Sunday, 1 February 2015

Book Review: The Understatement of the Year

The Understatement of the Year 

Author: Sarina Bowen

Publisher: Rennie Road Books

Year: 2014

Genre: New Adult Romance (M/M)

Synopsis: At the start of pre-seasons training his junior year Mike Graham's life is thrown into a tailspin when John Rikker walks into the dressingroom. Rikker, knows things about Graham that Graham can barely admit to himself. Things he hates himself for. Five years earlier a kiss in a car changed lives. What happens now is anyone's guess.

Review: This was my first experience with the New Adult Genre and it was a very happy one. I could not put the book down. For so very many reasons.

Last year I read A LOT of romance. It was the fluffy reading I needed for various reasons and most of the books followed a fairly predictable pattern. Boy meets girl. Boy and/or girl swear that they will NOT get together because they are NOT looking for love. One of them falls in love. The other finds out and freaks out. They stop seeing each other. The freaker outer realizes that they too are in love. They get back together, get married and they all lived happily ever after. This book did follow that pattern to a certain extent but it felt so much more real. The characters, main and supporting felt more real. It was also much more of a gradual growth. A gradual coming to an understanding of who you are and who you love.

Graham's fear is so very palpable that although you want to smack him over the head, you can't fault him. Especially not when one of their idiot teammates continually proves that he does have something to fear. Even when he is willing to admit to himself and Rikker that he is gay, I can still understand his fear that people will treat him differently. I don't think you need to be gay to understand that feeling. We all have secrets, big ones and little ones, and we fear that others will see us differently if they find out about them. The thing is, we can never control how others view us, and I think that this book shows us very well that Graham's fears aren't all about how others see him but also about excepting himself as he is, not how he thinks others think he should be. The section where he talks about being worried about how people see him is so wonderfully spot on.
I didn't want people to see me as a stereotype. Faggot. Queen. Fairy. I didn't feel like any of those things, and I didn't want to be called those names. I just wanted to be Michael Graham. It's just that Michael Graham was attracted to men. And always had been. (255)
The book also shows how much discrimination and bigotry against homosexuals still exist in the world today. As Bella, one of the (major) minor characters in the book says:
 'Sports really is the final frontier, isn't it? Now there's same-sex marriage in seventeen states. But the NHL is a hundred percent straight.' Sure it is.' 'Right?' she laughed. (62)

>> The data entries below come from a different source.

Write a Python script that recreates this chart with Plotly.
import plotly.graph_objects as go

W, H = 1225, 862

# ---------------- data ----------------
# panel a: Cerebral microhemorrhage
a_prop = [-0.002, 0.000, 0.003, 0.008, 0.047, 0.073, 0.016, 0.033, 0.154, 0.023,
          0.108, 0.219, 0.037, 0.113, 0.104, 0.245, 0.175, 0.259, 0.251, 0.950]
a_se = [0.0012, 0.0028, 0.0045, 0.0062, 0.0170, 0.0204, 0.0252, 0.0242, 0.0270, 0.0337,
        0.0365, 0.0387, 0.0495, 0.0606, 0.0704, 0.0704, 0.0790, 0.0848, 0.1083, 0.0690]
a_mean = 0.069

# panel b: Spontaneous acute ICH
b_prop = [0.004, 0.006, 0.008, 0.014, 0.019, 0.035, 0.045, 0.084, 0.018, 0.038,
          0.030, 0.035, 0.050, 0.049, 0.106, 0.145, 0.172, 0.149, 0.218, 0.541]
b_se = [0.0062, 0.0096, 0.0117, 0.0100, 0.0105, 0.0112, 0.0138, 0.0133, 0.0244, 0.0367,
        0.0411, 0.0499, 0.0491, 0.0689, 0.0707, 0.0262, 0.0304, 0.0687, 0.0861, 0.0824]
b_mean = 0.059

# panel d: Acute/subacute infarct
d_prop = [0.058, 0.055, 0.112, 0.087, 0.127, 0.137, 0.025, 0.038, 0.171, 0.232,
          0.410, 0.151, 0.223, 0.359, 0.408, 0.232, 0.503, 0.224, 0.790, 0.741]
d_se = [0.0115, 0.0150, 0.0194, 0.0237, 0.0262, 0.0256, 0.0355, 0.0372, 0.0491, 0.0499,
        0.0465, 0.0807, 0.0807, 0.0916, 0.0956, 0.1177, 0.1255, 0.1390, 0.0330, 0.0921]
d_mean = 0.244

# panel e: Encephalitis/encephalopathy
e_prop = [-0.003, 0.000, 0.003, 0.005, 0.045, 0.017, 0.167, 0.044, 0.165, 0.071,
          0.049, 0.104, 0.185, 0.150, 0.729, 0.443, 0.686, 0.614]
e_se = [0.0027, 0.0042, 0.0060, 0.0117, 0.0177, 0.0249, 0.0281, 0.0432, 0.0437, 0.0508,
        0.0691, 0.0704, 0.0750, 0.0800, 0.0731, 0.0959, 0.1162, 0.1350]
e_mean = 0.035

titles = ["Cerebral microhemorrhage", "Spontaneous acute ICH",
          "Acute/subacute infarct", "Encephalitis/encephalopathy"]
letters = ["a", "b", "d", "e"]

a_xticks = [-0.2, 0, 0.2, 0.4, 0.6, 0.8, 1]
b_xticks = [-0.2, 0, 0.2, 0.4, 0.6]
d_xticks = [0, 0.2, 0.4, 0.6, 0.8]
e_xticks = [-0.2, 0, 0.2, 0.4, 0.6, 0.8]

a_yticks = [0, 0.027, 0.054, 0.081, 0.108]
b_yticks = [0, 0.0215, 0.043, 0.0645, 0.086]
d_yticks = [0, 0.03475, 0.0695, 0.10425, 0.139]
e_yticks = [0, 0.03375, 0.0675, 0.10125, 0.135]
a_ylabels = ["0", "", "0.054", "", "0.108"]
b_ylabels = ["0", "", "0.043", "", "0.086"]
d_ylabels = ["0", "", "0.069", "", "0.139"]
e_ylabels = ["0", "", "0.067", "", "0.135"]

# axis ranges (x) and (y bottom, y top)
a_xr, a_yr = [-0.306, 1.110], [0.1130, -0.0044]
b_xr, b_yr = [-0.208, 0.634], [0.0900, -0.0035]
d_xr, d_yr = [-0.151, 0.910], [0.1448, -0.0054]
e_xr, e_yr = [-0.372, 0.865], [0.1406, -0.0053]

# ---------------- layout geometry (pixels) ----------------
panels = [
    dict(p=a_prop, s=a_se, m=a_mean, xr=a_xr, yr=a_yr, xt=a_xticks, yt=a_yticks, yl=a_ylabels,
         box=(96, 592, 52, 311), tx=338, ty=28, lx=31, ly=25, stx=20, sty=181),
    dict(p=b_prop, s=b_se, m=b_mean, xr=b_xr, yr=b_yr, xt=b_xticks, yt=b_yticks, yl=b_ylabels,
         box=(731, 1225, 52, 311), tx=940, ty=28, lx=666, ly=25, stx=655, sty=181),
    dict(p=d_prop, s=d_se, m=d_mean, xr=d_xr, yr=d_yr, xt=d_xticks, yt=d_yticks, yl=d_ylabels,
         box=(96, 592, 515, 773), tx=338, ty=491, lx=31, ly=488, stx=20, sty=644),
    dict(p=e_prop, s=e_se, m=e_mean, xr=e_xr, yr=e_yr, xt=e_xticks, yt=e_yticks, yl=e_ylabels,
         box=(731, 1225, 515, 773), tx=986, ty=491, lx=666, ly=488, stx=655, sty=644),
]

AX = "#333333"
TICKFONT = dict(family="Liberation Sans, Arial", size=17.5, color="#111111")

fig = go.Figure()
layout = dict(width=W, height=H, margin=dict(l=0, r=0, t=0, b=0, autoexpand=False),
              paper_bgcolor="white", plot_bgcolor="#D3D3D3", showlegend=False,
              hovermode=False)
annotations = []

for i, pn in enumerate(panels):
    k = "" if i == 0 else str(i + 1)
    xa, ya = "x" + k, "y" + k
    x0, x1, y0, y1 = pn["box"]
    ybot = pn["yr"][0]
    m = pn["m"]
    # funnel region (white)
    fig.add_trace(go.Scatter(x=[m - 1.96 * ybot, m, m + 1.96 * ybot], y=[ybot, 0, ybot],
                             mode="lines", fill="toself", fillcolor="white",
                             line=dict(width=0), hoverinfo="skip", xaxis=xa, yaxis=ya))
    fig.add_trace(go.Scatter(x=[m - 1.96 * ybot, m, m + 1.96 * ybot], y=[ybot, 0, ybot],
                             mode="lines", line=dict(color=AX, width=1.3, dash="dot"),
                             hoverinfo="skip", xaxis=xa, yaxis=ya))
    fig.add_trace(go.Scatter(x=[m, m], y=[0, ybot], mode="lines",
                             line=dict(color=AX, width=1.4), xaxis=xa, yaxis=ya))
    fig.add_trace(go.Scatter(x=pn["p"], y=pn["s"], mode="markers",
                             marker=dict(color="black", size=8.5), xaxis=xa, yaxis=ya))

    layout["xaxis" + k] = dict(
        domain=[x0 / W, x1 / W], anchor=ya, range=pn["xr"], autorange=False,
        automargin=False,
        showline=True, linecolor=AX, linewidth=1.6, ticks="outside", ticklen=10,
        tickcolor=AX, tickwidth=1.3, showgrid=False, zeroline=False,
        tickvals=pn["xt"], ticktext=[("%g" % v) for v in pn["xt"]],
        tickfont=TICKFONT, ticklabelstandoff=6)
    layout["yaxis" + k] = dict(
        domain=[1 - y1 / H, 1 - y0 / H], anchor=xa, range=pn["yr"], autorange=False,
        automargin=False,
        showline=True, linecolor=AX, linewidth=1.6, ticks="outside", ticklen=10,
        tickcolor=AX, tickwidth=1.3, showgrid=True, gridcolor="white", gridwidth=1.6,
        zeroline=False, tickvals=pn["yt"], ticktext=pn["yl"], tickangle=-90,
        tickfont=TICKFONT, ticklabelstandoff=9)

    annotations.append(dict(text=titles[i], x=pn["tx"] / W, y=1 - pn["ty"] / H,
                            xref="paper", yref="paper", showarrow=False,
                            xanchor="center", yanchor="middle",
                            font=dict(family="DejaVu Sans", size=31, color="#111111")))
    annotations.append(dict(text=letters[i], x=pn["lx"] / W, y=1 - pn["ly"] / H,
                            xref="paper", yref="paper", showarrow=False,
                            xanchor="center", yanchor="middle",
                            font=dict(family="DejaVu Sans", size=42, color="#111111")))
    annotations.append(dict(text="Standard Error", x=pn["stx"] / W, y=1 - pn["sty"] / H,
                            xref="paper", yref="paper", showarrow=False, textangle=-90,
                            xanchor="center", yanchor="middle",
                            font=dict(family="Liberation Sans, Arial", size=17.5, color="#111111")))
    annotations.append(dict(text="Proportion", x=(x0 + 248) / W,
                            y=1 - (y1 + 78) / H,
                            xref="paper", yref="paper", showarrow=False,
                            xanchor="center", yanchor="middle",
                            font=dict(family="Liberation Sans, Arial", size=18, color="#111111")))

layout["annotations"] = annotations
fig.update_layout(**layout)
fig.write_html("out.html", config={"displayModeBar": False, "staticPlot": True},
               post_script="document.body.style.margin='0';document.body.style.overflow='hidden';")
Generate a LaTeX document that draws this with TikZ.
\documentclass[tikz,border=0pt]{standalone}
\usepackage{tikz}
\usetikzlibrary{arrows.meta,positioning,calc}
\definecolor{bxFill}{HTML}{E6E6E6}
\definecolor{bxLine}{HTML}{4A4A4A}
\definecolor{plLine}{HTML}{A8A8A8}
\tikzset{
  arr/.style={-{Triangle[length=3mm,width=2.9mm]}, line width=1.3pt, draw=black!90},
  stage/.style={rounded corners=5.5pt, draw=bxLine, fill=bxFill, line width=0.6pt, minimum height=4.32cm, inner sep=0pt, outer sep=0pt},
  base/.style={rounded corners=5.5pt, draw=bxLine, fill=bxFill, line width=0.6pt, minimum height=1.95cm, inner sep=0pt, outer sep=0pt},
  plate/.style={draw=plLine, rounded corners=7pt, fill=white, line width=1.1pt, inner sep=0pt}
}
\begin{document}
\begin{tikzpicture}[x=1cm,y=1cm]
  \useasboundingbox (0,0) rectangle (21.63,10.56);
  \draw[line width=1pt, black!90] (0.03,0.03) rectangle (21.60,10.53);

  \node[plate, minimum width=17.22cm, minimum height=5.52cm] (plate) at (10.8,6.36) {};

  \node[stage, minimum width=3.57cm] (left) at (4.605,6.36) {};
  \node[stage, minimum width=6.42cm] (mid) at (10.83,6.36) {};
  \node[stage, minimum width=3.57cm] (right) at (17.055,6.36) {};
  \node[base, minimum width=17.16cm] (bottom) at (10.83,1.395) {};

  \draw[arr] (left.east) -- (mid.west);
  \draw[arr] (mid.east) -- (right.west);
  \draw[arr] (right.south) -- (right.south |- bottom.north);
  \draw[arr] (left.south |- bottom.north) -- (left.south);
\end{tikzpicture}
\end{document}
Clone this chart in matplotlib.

The fact that it is a big deal in 2015 when a future NFL star comes out is sad but also shows why this book is important. I really cannot understand the fear that seems to exist in some places. Do they really think they will get attacked in the locker room by marauding hoards of gay men?! Do they not realize what it says about them? That they don't think they could control themselves around naked women?

On the whole I thought this was a great book about love, friendship, growing up and about coming out. I really recommend it.